OPT is a proprietary software package for production planning and scheduling owned by Creative Output, Inc., of Milford, Connecticut. The objectives of OPT is to schedule production so that production output is maximized. Because of the limited information available about the inner workings of the scheduling procedure used in OPT, it is difficult to assess whether OPT represents a new methodological approach. Nevertheless, the framework employed by OPT contains some useful ideas applicable to a number of production/operations situations. The key distinctive feature of OPT is its ability to identify and isolate bottleneck operations and focus on these bottlenecks to determine production plans and schedules for the entire shop. This simple idea could lead to the better utilization of manufacturing resources, resulting in greater productivity and lower costs. Given as an illustration the advantage of using a bottleneck operation is to drive the planning for the remaining operations by means of a simple example.

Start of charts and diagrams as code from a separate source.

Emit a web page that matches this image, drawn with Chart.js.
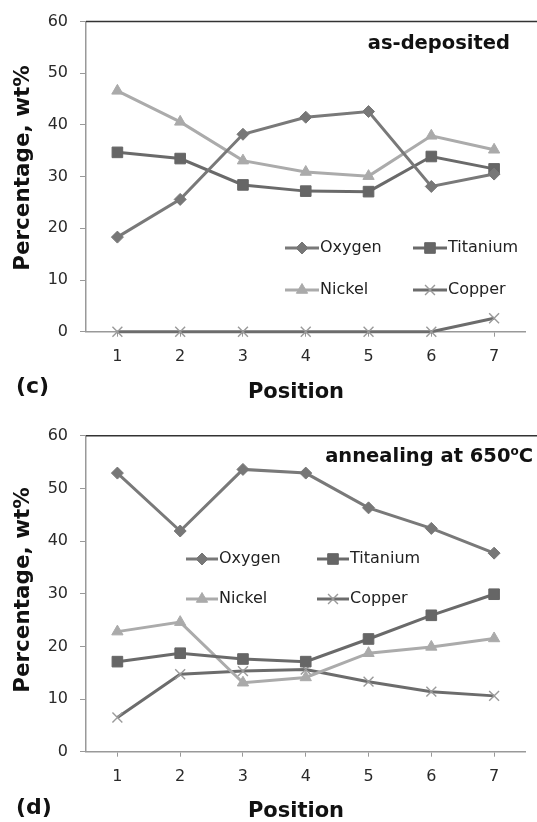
<!DOCTYPE html>
<html>
<head>
<meta charset="utf-8">
<script src="https://cdn.jsdelivr.net/npm/chart.js@4"></script>
<style>
  body { margin: 0; background: #fff; }
  .panel { position: absolute; left: 0; width: 537px; }
  .tag { position: absolute; left: 16px; font: bold 22px "DejaVu Sans", sans-serif; color: #111; }
</style>
</head>
<body>
<div class="panel" style="top:0;height:408px"><canvas id="chartC"></canvas></div>
<div class="panel" style="top:408px;height:414px"><canvas id="chartD"></canvas></div>
<div class="tag" style="top:373px">(c)</div>
<div class="tag" style="top:794px">(d)</div>

<script>
const positions = ['1', '2', '3', '4', '5', '6', '7']
const yTicks = [0, 10, 20, 30, 40, 50, 60]

// as-deposited
const oxygenDep = [18.3, 25.6, 38.2, 41.5, 42.6, 28.1, 30.5]
const titaniumDep = [34.7, 33.5, 28.4, 27.2, 27.1, 33.9, 31.5]
const nickelDep = [46.6, 40.6, 33.1, 30.9, 30.1, 37.9, 35.2]
const copperDep = [0, 0, 0, 0, 0, 0, 2.6]

// annealing at 650 C
const oxygenAnn = [52.9, 41.9, 53.6, 52.9, 46.3, 42.4, 37.7]
const titaniumAnn = [17.1, 18.7, 17.6, 17.1, 21.4, 25.9, 29.9]
const nickelAnn = [22.8, 24.6, 13.1, 14.1, 18.7, 19.9, 21.5]
const copperAnn = [6.5, 14.7, 15.3, 15.6, 13.3, 11.4, 10.6]

const FONT = '"DejaVu Sans", sans-serif'

function makeSets(oxygen, titanium, nickel, copper) {
    return [
        { label: 'Oxygen', data: oxygen, borderColor: '#797979', backgroundColor: '#777',
          pointStyle: 'rectRot', pointRadius: 6, pointBorderColor: '#777' },
        { label: 'Titanium', data: titanium, borderColor: '#6a6a6a', backgroundColor: '#666',
          pointStyle: 'rect', pointRadius: 7.5, pointBorderColor: '#666' },
        { label: 'Nickel', data: nickel, borderColor: '#ababab', backgroundColor: '#aaa',
          pointStyle: 'triangle', pointRadius: 6.5, pointBorderColor: '#aaa' },
        { label: 'Copper', data: copper, borderColor: '#6c6c6c', backgroundColor: '#9a9a9a',
          pointStyle: 'crossRot', pointRadius: 7, pointBorderColor: '#9a9a9a', pointBorderWidth: 1.4 }
    ].map(ds => Object.assign({ borderWidth: 3, tension: 0, clip: false, pointBorderWidth: 1 }, ds))
}

// top frame line, axis titles, legend and caption inside the plot
const panelDecor = {
    id: 'panelDecor',
    afterDraw(chart, args, opts) {
        const ctx = chart.ctx
        const area = chart.chartArea
        ctx.save()
        ctx.strokeStyle = '#333'
        ctx.lineWidth = 1.5
        ctx.beginPath()
        ctx.moveTo(area.left, area.top)
        ctx.lineTo(chart.width, area.top)
        ctx.stroke()

        // axis titles
        ctx.fillStyle = '#111'
        ctx.textAlign = 'center'
        ctx.textBaseline = 'middle'
        ctx.font = 'bold 21px ' + FONT
        ctx.fillText('Position', opts.xTitle[0], opts.xTitle[1])
        ctx.save()
        ctx.translate(opts.yTitle[0], opts.yTitle[1])
        ctx.rotate(-Math.PI / 2)
        ctx.font = 'bold 21.5px ' + FONT
        ctx.fillText('Percentage, wt%', 0, 0)
        ctx.restore()

        // legend, two columns
        ctx.font = '16px ' + FONT
        ctx.textBaseline = 'middle'
        chart.data.datasets.forEach((ds, i) => {
            const x = opts.cols[i % 2]
            const y = opts.rows[Math.floor(i / 2)]
            ctx.strokeStyle = ds.borderColor
            ctx.lineWidth = 3
            ctx.beginPath()
            ctx.moveTo(x, y)
            ctx.lineTo(x + opts.lineLen, y)
            ctx.stroke()
            ctx.fillStyle = ds.backgroundColor
            ctx.strokeStyle = ds.pointBorderColor
            ctx.lineWidth = ds.pointBorderWidth
            Chart.helpers.drawPoint(ctx, {
                pointStyle: ds.pointStyle, radius: ds.pointRadius, rotation: 0,
                borderWidth: ds.pointBorderWidth
            }, x + opts.lineLen / 2, y)
            ctx.fillStyle = '#222'
            ctx.textAlign = 'left'
            ctx.fillText(ds.label, x + opts.lineLen + 1, y)
        })

        // caption, with optional superscript part
        ctx.fillStyle = '#111'
        ctx.textBaseline = 'alphabetic'
        ctx.textAlign = 'left'
        const big = 'bold 19.5px ' + FONT
        const small = 'bold 12px ' + FONT
        const parts = opts.caption
        let w = 0
        parts.forEach(p => { ctx.font = p.sup ? small : big; w += ctx.measureText(p.text).width })
        let cx = opts.captionRight - w
        parts.forEach(p => {
            ctx.font = p.sup ? small : big
            ctx.fillText(p.text, cx, opts.captionY - (p.sup ? 7 : 0))
            cx += ctx.measureText(p.text).width
        })
        ctx.restore()
    }
}

function makeChart(id, sets, cfg) {
    return new Chart(document.getElementById(id), {
        type: 'line',
        data: { labels: positions, datasets: sets },
        options: {
            responsive: true,
            maintainAspectRatio: false,
            animation: false,
            layout: { padding: { top: cfg.top, right: 11.5, left: 0, bottom: 0 } },
            plugins: {
                legend: { display: false },
                tooltip: { enabled: false },
                panelDecor: cfg.decor
            },
            scales: {
                x: {
                    offset: true,
                    grid: { display: true, drawOnChartArea: false, offset: false, tickLength: 5, color: '#999' },
                    border: { color: '#999', width: 1.5 },
                    ticks: { padding: 11, color: '#2a2a2a', font: { family: FONT, size: 16 } },
                    afterFit(scale) { scale.height = cfg.xHeight }
                },
                y: {
                    min: 0, max: 60,
                    afterBuildTicks(scale) { scale.ticks = yTicks.map(v => ({ value: v })) },
                    grid: { display: true, drawOnChartArea: false, tickLength: 6, color: '#999' },
                    border: { color: '#999', width: 1.5 },
                    ticks: { padding: 12, color: '#2a2a2a', font: { family: FONT, size: 16 } },
                    afterFit(scale) { scale.width = 86 }
                }
            }
        },
        plugins: [panelDecor]
    })
}

makeChart('chartC', makeSets(oxygenDep, titaniumDep, nickelDep, copperDep), {
    top: 17, xHeight: 76.3,
    decor: {
        xTitle: [296, 393], yTitle: [23, 168],
        cols: [285, 413], rows: [248, 290], lineLen: 34,
        caption: [{ text: 'as-deposited' }], captionRight: 510, captionY: 49
    }
})

makeChart('chartD', makeSets(oxygenAnn, titaniumAnn, nickelAnn, copperAnn), {
    top: 27.7, xHeight: 70.3,
    decor: {
        xTitle: [296, 404], yTitle: [23, 182],
        cols: [186, 317], rows: [151, 191], lineLen: 32,
        caption: [{ text: 'annealing at 650' }, { text: 'o', sup: true }, { text: 'C' }],
        captionRight: 533, captionY: 54
    }
})
</script>
</body>
</html>
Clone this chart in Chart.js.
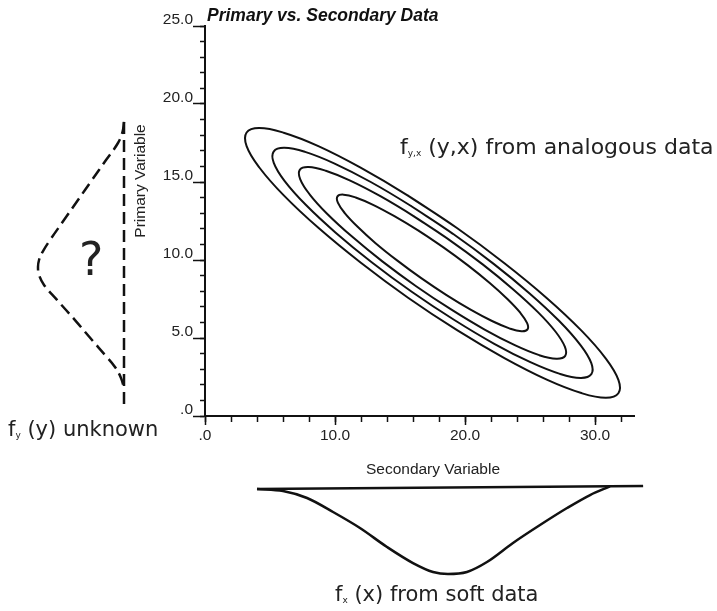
<!DOCTYPE html>
<html>
<head>
<meta charset="utf-8">
<script src="https://cdn.jsdelivr.net/npm/chart.js@4.4.1/dist/chart.umd.min.js"></script>
<style>
html,body{margin:0;padding:0;background:#fff;}
#wrap{position:relative;width:717px;height:611px;overflow:hidden;background:#fff;}
canvas{position:absolute;left:0;top:0;}
.t{position:absolute;white-space:nowrap;line-height:1;color:#1a1a1a;}
.ax{font-family:"Liberation Sans",Arial,sans-serif;font-size:15.5px;color:#222;line-height:1;}
.ann{font-family:"DejaVu Sans",sans-serif;color:#222;line-height:1;}
.sub{font-size:9px;vertical-align:-2px;}
</style>
</head>
<body>
<div id="wrap">
  <canvas id="main" width="717" height="611"></canvas>
  <canvas id="left" width="717" height="611"></canvas>
  <canvas id="bottom" width="717" height="611"></canvas>
  <div class="t" style="left:207px;top:7px;font-family:'Liberation Sans',Arial,sans-serif;font-style:italic;font-weight:bold;font-size:17.5px;line-height:1;color:#111;">Primary vs. Secondary Data</div>
  <div class="t ax" style="left:140px;top:181px;transform:translate(-50%,-50%) rotate(-90deg);">Primary Variable</div>
  <div class="t ax" style="left:433px;top:461px;transform:translateX(-50%);">Secondary Variable</div>
  <div class="t ann" style="left:400px;top:136px;font-size:22px;">f<span class="sub">y,x</span> (y,x) from analogous data</div>
  <div class="t ann" style="left:8px;top:419px;font-size:21px;">f<span class="sub">y</span> (y) unknown</div>
  <div class="t ann" style="left:335px;top:584px;font-size:21px;">f<span class="sub">x</span> (x) from soft data</div>
  <div class="t ann" style="left:79px;top:236px;font-size:46px;">?</div>
</div>
<script>
// ---- tick labels ----
const xTickValues = [0, 10, 20, 30];
const xTickLabels = ['.0', '10.0', '20.0', '30.0'];
const yTickValues = [0, 5, 10, 15, 20, 25];
const yTickLabels = ['.0', '5.0', '10.0', '15.0', '20.0', '25.0'];

// ---- contours of f_yx(y,x)  [secondary x, primary y] ----
const contourInner = [[18.34,10.81],[16.42,11.88],[14.57,12.81],[12.93,13.54],[11.59,14.01],[10.66,14.19],[10.19,14.08],[10.22,13.68],[10.75,13.01],[11.74,12.13],[13.12,11.08],[14.80,9.96],[16.66,8.82],[18.58,7.75],[20.43,6.82],[22.08,6.09],[23.41,5.62],[24.34,5.43],[24.81,5.55],[24.78,5.95],[24.25,6.62],[23.26,7.50],[21.88,8.54],[20.20,9.67]];
const contourThird = [[18.76,11.31],[16.07,12.80],[13.49,14.09],[11.17,15.09],[9.29,15.72],[7.97,15.96],[7.29,15.78],[7.32,15.19],[8.03,14.23],[9.39,12.97],[11.31,11.50],[13.64,9.91],[16.24,8.32],[18.93,6.83],[21.51,5.54],[23.83,4.54],[25.71,3.90],[27.03,3.67],[27.71,3.85],[27.68,4.44],[26.97,5.40],[25.61,6.66],[23.69,8.13],[21.36,9.72]];
const contourSecond = [[19.07,11.68],[15.85,13.46],[12.75,15.00],[9.97,16.18],[7.70,16.93],[6.10,17.19],[5.28,16.95],[5.29,16.23],[6.13,15.06],[7.75,13.54],[10.03,11.77],[12.82,9.86],[15.93,7.95],[19.15,6.17],[22.25,4.63],[25.03,3.45],[27.30,2.70],[28.90,2.44],[29.72,2.68],[29.71,3.40],[28.87,4.56],[27.25,6.09],[24.97,7.86],[22.18,9.77]];
const contourOuter = [[19.38,12.05],[15.61,14.13],[11.97,15.92],[8.72,17.30],[6.05,18.16],[4.17,18.46],[3.20,18.17],[3.20,17.30],[4.18,15.93],[6.06,14.14],[8.72,12.06],[11.99,9.82],[15.62,7.58],[19.39,5.50],[23.03,3.71],[26.29,2.33],[28.95,1.47],[30.83,1.17],[31.80,1.46],[31.80,2.32],[30.82,3.70],[28.94,5.49],[26.28,7.57],[23.01,9.81]];

// ---- f_y(y) unknown (left, dashed)  [relative density, primary y] ----
const fyCurve = [[0,18.85],[0.017,18.21],[0.070,17.50],[0.209,16.41],[0.372,15.13],[0.535,13.85],[0.698,12.56],[0.860,11.28],[0.948,10.51],[0.988,10.00],[1.0,9.55],[0.988,9.04],[0.930,8.40],[0.779,7.44],[0.570,6.15],[0.372,4.87],[0.221,3.91],[0.105,3.14],[0.035,2.44],[0,1.79]];
const fyBase = [[0,18.85],[0,0.71]];

// ---- f_x(x) from soft data (bottom)  [secondary x, relative density] ----
const fxCurve = [[4.0,0],[6.0,0.024],[7.85,0.106],[9.85,0.271],[11.92,0.459],[14.0,0.682],[16.0,0.871],[17.54,0.976],[18.69,1.0],[20.15,0.976],[21.69,0.859],[23.69,0.635],[25.77,0.424],[27.85,0.224],[29.62,0.071],[31.15,-0.03]];
const fxBase = [[4.0,0],[33.7,-0.035]];

const INK = '#111';
const pts = arr => arr.map(p => ({x: p[0], y: p[1]}));
const closeLoop = arr => arr.concat(arr.slice(0, 2));
const base = {
  animation: false, responsive: false, events: [],
  plugins: {legend: {display: false}, tooltip: {enabled: false}, title: {display: false}}
};
const tickFont = {family: "'Liberation Sans', Arial, sans-serif", size: 15.5};

// ---------- main chart ----------
new Chart(document.getElementById('main'), {
  type: 'scatter',
  data: {
    datasets: [contourOuter, contourSecond, contourThird, contourInner].map(c => ({
      data: pts(closeLoop(c)), showLine: true, borderColor: INK, borderWidth: 2,
      pointRadius: 0, tension: 0.4, fill: false
    }))
  },
  options: {
    ...base,
    layout: {padding: {left: 0, right: 83, top: 26, bottom: 0}},
    scales: {
      x: {
        type: 'linear', position: 'bottom', weight: 1, min: 0, max: 33,
        afterFit: s => { s.height = 195; },
        grid: {drawOnChartArea: false, tickLength: 9, tickWidth: 1.5, tickColor: INK},
        border: {display: true, color: INK, width: 2},
        ticks: {stepSize: 10, includeBounds: false, autoSkip: false, maxRotation: 0, padding: 1,
          color: '#222', font: tickFont,
          callback: v => { const i = xTickValues.indexOf(v); return i < 0 ? '' : xTickLabels[i]; }}
      },
      xMinor: {
        type: 'linear', position: 'bottom', weight: 0, min: 0, max: 33,
        afterFit: s => { s.height = 0; },
        grid: {drawOnChartArea: false, tickLength: 6, tickWidth: 1.5, tickColor: INK},
        border: {display: false},
        ticks: {stepSize: 2, includeBounds: false, autoSkip: false, maxRotation: 0, callback: () => ''}
      },
      y: {
        type: 'linear', position: 'left', weight: 1, min: 0, max: 25,
        afterFit: s => { s.width = 205; },
        grid: {drawOnChartArea: false, tickLength: 12, tickWidth: 1.5, tickColor: INK},
        border: {display: true, color: INK, width: 2},
        ticks: {stepSize: 5, includeBounds: false, autoSkip: false, padding: 0, labelOffset: -6,
          color: '#222', font: tickFont,
          callback: v => { const i = yTickValues.indexOf(v); return i < 0 ? '' : yTickLabels[i]; }}
      },
      yMinor: {
        type: 'linear', position: 'left', weight: 0, min: 0, max: 25,
        afterFit: s => { s.width = 0; },
        grid: {drawOnChartArea: false, tickLength: 5, tickWidth: 1.5, tickColor: INK},
        border: {display: false},
        ticks: {stepSize: 1, includeBounds: false, autoSkip: false, callback: () => ''}
      }
    }
  }
});

// ---------- left: f_y(y) ----------
new Chart(document.getElementById('left'), {
  type: 'scatter',
  data: {
    datasets: [
      {data: pts(fyCurve), showLine: true, borderColor: INK, borderWidth: 2.5, borderDash: [12, 6],
       pointRadius: 0, tension: 0.4, fill: false, clip: false},
      {data: pts(fyBase), showLine: true, borderColor: INK, borderWidth: 2.5, borderDash: [12, 6],
       pointRadius: 0, tension: 0, fill: false, clip: false}
    ]
  },
  options: {
    ...base,
    layout: {padding: {left: 38, right: 593, top: 26, bottom: 195}},
    scales: {
      x: {type: 'linear', min: 0, max: 1, reverse: true, display: false},
      y: {type: 'linear', min: 0, max: 25, display: false}
    }
  }
});

// ---------- bottom: f_x(x) ----------
new Chart(document.getElementById('bottom'), {
  type: 'scatter',
  data: {
    datasets: [
      {data: pts(fxBase), showLine: true, borderColor: INK, borderWidth: 2.5,
       pointRadius: 0, tension: 0, fill: false, clip: false},
      {data: pts(fxCurve), showLine: true, borderColor: INK, borderWidth: 2.5,
       pointRadius: 0, cubicInterpolationMode: 'monotone', fill: false, clip: false}
    ]
  },
  options: {
    ...base,
    layout: {padding: {left: 205, right: 83, top: 489, bottom: 37}},
    scales: {
      x: {type: 'linear', min: 0, max: 33, display: false},
      y: {type: 'linear', min: 0, max: 1, reverse: true, display: false}
    }
  }
});
</script>
</body>
</html>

Consider two products, 1 and 2, that are manufactured by the process. The process consists of three operations, A, B, and C. The set-up times and production rates for the three operations and are identical for the two products. We assume that 40 hours per week are available for production and that equal amounts of the two products must be made available at the end of each week.

From the chart below, clearly, operation B is the bottleneck operation in the production process. Let us make several observations about the implications of bottleneck operation B for the preceding operation A and the succeeding operation C.


Set up time 1 hr 6 hrs 2 hrs
Prodn rate 80 40 60

First, if operation A, which precedes the bottleneck operation, is not controlled, inventory will accumulate between A and B because A will produce at the rate of 80 units per hours, whereas B will only use the output of A at a rate of 40 units per hour. Second, if the capacity of B is increased by one unit (through overtime or by adding facilities) then the throughput of the entire system will be increased by one unit, resulting in an increase in profit equal to the contribution of the whole product (and not merely the relative contribution at stage B) . Conversely, a loss in capacity for operation B (through improper scheduling or a maintenance problem) will result in a decrease in profit equal to the contribution of the whole product. Third, an increase in the number of set-ups for operations A and C, to the point these operations themselves become bottlenecks, produces no incremental cost to the company. Thus, fewer set-ups and larger lots for the bottleneck operations and more frequent set-ups and smaller lots for non-bottlenecks operations often make economic sense. Finally, if the production lot size for operation B is 400 units, it is not necessary that we transfer the product to operation C only after all 400 units have been completed at operation B. Doing so will result in a high level of inventory between operations B and C. To reduce this inventory, it may be practical to transfer in lots of 40 (one hour’s worth of production) or some other quantity smaller than 400 units. Thus, in general, production lot size and transfer lot size may not be equal. It may be economical to use a larger production lot size and smaller transfer lot size. This distinction is important in OPT, and the procedure selects appropriate production and transfer lot sizes for each operation.

Shown here is careful scheduling for operation B will improve the production rate of the system. Recall that for product mix considerations we are required to supply equal amounts of products 1 and 2 by the end of a week. A simple rule then is to produce product 1 for the first 20 hours of the week and product 2 for the next 20 hours or vice versa. In this plan, since 6 hours are required for set-ups for bottleneck operation B, we will be able to produce 40 units per hour X 14 hours = 560 units of each product per week. These 560 units of production are limited by the capacity of operation B. Of course, operation A could produce the 560 units in 8 hours (set-up time of one hour + production time of 560/80 = 7 hours). To reduce inventory, production at operation A should not begin at time 0. Otherwise, by the time production begins at operation B, we will have accumulated 5 hours of production output (400 units) from operation A. Further, by transferring small amounts of product from operation A to B we can maintain a low level of inventory between operations A and B. Similarly, operation C should be carefully scheduled to reduce inventory between B and C while meeting weekly requirements.

Since operation B is the bottleneck, a longer production run at B will improve the output. For example, we can produce product 1 for the first entire week and product 2 for the next entire week at operation B. Thus, each product is produced only once in two weeks at operation B. The weekly output for operation B under this plan would be as follows:

Week Product 1 Product 2

1 1360 0
2 0 1360
3 1360 0
4 0 1360

However, operation C must deliver equal amounts of products 1 and 2 each week. To achieve this, 680 units of inventory must be carried between operation B and C. Hence in week 1, operation C will require 680 units of both product 1 and product 2. Since 1360 units of product 1 are produced by operation B, the ending inventory for week 1 for product 1 will be 680 units. However, operation C must draw 680 units of product 2 from beginning inventory to be able to manufacture the requirements for week 1.